I performed a fairly extensive review of economic development literature for my Master’s thesis. To the extent that Courant’s criticism of economic development literature is valid – and I believe it is – then much of the post-1994 literature I reviewed for my thesis suffers from the same deficiencies.5 That is the main reason that I believe Courant’s article hasn’t diminished in value during the ten years since its publication. I have also frequently seen the article cited in subsequent economic development literature.

In conclusion, I recommend the Courant article to those interested in the evaluation of economic development programs. It gives a good review of deficiencies of typical cost-benefit analysis of economic development programs and suggestions for how to correct the deficiencies and make the analysis more useful to public officials.

1. Courant, P.N. (1994). How would you know a good economic development policy if you tripped over one? Hint: Don’t just count jobs. National Tax Journal, 47, 863-881.
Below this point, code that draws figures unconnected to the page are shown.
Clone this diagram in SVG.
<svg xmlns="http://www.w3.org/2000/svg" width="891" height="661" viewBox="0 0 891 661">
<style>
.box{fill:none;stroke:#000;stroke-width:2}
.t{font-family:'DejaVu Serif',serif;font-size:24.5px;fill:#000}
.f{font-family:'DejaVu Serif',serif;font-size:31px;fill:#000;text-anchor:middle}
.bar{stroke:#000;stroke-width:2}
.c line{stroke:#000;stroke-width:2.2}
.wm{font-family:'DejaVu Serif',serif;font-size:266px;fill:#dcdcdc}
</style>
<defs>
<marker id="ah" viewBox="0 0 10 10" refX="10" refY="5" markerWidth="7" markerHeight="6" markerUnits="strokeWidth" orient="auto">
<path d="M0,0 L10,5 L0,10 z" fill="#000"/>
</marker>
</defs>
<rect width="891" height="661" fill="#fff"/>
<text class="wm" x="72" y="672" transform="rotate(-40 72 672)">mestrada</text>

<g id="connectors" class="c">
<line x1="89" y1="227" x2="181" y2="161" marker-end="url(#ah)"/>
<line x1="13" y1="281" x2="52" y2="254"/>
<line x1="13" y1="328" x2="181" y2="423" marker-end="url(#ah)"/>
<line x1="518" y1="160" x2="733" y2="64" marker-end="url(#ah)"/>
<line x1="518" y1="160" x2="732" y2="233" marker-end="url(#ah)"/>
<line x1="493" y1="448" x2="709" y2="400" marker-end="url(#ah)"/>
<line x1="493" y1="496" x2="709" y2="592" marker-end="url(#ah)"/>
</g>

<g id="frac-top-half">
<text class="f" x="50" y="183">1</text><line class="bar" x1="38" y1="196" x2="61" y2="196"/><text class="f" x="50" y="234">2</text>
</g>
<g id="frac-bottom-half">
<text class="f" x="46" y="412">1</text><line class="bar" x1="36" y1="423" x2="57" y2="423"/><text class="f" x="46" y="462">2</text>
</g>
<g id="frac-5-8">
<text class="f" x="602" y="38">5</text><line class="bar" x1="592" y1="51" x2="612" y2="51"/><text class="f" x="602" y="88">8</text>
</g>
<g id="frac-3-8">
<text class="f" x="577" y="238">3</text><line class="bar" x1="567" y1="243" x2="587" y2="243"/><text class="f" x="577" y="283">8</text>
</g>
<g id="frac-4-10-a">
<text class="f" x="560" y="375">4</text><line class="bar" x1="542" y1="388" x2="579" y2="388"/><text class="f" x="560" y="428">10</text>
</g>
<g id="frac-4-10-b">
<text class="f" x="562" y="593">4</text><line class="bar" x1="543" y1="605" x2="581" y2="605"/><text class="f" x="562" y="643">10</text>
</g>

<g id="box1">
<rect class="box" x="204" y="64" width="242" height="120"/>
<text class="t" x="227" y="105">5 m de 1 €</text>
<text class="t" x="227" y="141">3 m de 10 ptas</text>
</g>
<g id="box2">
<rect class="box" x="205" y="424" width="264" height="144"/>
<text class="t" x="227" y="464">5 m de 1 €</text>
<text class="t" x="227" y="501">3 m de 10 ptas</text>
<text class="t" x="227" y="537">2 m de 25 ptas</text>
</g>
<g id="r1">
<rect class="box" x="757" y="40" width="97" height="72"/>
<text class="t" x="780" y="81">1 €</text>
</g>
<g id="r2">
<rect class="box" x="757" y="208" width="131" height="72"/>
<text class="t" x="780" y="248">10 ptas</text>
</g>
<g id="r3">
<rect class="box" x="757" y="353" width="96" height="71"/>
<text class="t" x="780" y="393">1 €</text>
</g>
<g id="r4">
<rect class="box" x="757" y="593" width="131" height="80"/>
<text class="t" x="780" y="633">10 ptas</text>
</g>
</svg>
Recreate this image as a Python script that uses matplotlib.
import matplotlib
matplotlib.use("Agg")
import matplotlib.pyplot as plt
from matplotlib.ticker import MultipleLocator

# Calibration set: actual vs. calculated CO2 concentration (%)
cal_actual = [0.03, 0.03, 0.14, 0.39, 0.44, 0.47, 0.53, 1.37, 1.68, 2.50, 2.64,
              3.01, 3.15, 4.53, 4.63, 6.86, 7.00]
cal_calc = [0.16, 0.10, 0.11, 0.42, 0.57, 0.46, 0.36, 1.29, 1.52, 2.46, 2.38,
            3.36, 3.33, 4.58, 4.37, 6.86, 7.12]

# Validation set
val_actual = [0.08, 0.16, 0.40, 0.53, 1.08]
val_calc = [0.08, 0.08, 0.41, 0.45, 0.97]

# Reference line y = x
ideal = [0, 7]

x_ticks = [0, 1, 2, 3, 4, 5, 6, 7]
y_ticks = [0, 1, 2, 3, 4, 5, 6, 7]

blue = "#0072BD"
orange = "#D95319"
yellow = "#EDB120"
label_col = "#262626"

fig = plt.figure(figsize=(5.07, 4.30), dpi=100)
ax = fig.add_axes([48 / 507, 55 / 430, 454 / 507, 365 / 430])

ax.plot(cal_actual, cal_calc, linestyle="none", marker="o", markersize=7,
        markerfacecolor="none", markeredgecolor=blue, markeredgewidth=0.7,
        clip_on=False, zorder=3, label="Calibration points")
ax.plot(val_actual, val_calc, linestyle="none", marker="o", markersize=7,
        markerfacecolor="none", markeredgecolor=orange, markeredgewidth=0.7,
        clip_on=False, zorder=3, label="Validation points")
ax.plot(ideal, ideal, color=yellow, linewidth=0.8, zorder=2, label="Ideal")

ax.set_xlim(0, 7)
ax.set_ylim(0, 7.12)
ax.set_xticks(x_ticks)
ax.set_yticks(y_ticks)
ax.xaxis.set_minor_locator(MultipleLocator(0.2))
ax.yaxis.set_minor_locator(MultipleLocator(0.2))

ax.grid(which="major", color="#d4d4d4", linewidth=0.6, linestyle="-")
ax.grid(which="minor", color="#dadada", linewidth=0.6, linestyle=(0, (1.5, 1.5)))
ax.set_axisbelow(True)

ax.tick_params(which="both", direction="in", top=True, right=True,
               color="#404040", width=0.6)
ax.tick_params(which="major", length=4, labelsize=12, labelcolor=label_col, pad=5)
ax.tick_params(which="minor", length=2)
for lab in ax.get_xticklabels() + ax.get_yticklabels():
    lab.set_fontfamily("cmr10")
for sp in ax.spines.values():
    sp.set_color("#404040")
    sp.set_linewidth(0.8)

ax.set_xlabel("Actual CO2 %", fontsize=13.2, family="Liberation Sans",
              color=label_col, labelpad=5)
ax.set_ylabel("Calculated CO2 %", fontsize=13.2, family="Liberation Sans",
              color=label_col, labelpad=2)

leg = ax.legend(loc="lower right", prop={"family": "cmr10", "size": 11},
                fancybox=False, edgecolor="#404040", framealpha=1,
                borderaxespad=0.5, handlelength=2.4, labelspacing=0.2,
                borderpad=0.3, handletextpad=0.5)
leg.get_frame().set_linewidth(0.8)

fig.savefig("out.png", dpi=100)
2. Courant provides a rather lengthy list of outcome measures that have been analyzed empirically (p. 864). For the purposes of this summary they all boil down to either employment growth or plant openings.

3. Courant also points out that the best long-term policy, with regard to taxes on capital, is to structure the taxes as benefit taxes in the first place (p. 871).

4. Courant notes public infrastructure complementary with private production as the prototypical example and in a footnote he cites literature concluding that the best economic development policy is good, i.e. effective and efficient, government.

5. Those interested in further reading might begin with these three literature reviews:

Wasylenko, M. (1997). Taxation and economic development: The state of the economic literature. New England Economic Review, March/April, 37-52.

Fisher, R. C. (1997). The effects of state and local public services on economic development. New England Economic Review, March/April, 53-82.

Buss, T. F. (2001). The effect of state tax incentives on economic growth and firm location decisions: An overview of the literature. Economic Development Quarterly, 15, 90-105.